He was conscious of his tendency to wrath and resentment and excused both in an edict; he also drew a distinction between them, promising that the former would be short and harmless and the latter not without cause. After sharply rebuking the people of Ostia, because they had sent no boats to meet him when he entered the Tiber, and in such bitter terms that he wrote that they had reduced him to the rank of a commoner, he suddenly forgave them and all but apologised. He repulsed with his own hand men who approached him in public at unseasonable times. He also banished552 a quaestor’s clerk without a hearing, as well as a senator of praetorian rank, although they were blameless: the former for going too far in pleading a suit against him before he became emperor; the latter, because, when aedile, he had fined the tenants of Claudius’s estates for violating the law forbidding the selling of cooked victuals, and had whipped his bailiff when he remonstrated. And with the same motive he took from the aediles the regulation of the cook-shops.553

He did not even keep quiet about his own stupidity, but in certain brief speeches he declared that he had purposely feigned it under Gaius, because otherwise he could not have escaped alive and attained his present station. But he convinced no one, and within a short time a book was published, the title of which was “The Elevation of Fools” and its thesis, that no one feigned folly.

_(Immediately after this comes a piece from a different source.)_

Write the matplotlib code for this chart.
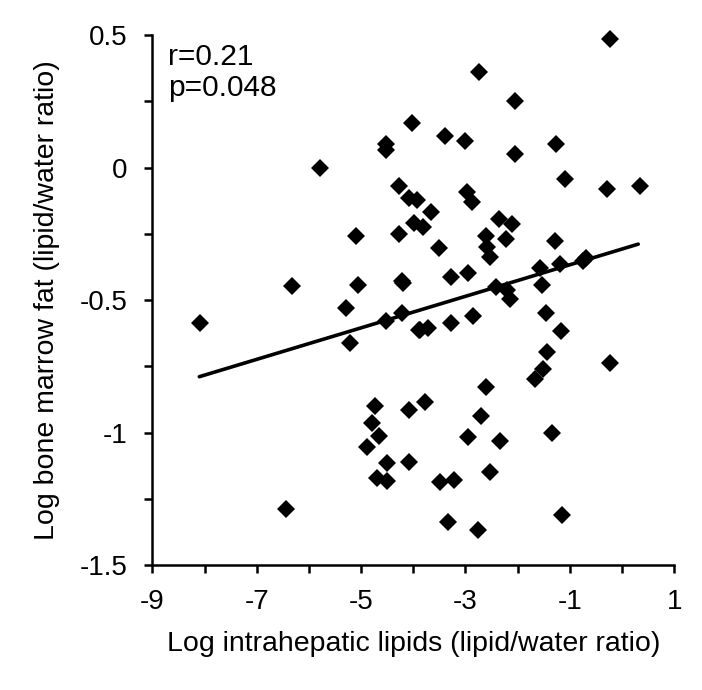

Among other things men have marvelled at his absentmindedness and blindness, or to use the Greek terms, his μετεωρία and ἀβλεψία. When he had put Messalina to death, he asked shortly after taking his place at the table why the empress did not come. He caused many of those whom he had condemned to death to be summoned the very next day to consult with him or game with him, and sent a messenger to upbraid them for sleepyheads when they delayed to appear. When he was planning his unlawful marriage with Agrippina, in every speech that he made he constantly called her his daughter and nursling, born and brought up in his arms. Just before his adoption of Nero, as if it were not bad enough to adopt a stepson when he had a grownup son of his own, he publicly declared more than once that no one had ever been taken into the Claudian family by adoption.

In short, he often showed such heedlessness in word and act that one would suppose that he did not know or care to whom, with whom, when, or where he was speaking. When a debate was going on about the butchers and vintners, he cried out in the house: “Now, pray, who can live without a snack,” and then went on to describe the abundance of the old taverns to whom he himself used to go for wine in earlier days. He gave us one of his reasons for supporting a candidate for the quaestorship, that the man’s father had once given him cold water when he was ill and needed it. Once when a witness had been brought before the senate, he said: “This woman was my mother’s freedwoman and tire-woman, but she always regarded me as her patron; I mention this because there are still some in my household now who do not look on me as patron.” When the people of Ostia made a public petition to him, he flew into a rage on the very tribunal and bawled out that he had no reason for obliging them; that he was surely free if anyone was. In fact every day, and almost every hour and minute, he would make such remarks as these; “What! do you take me for a Telegenius?”554 “Scold me, but hands off!” and many others of the same kind which would be unbecoming even in private citizens, not to mention a prince who lacked neither eloquence nor culture, but on the contrary constantly devoted himself to liberal pursuits.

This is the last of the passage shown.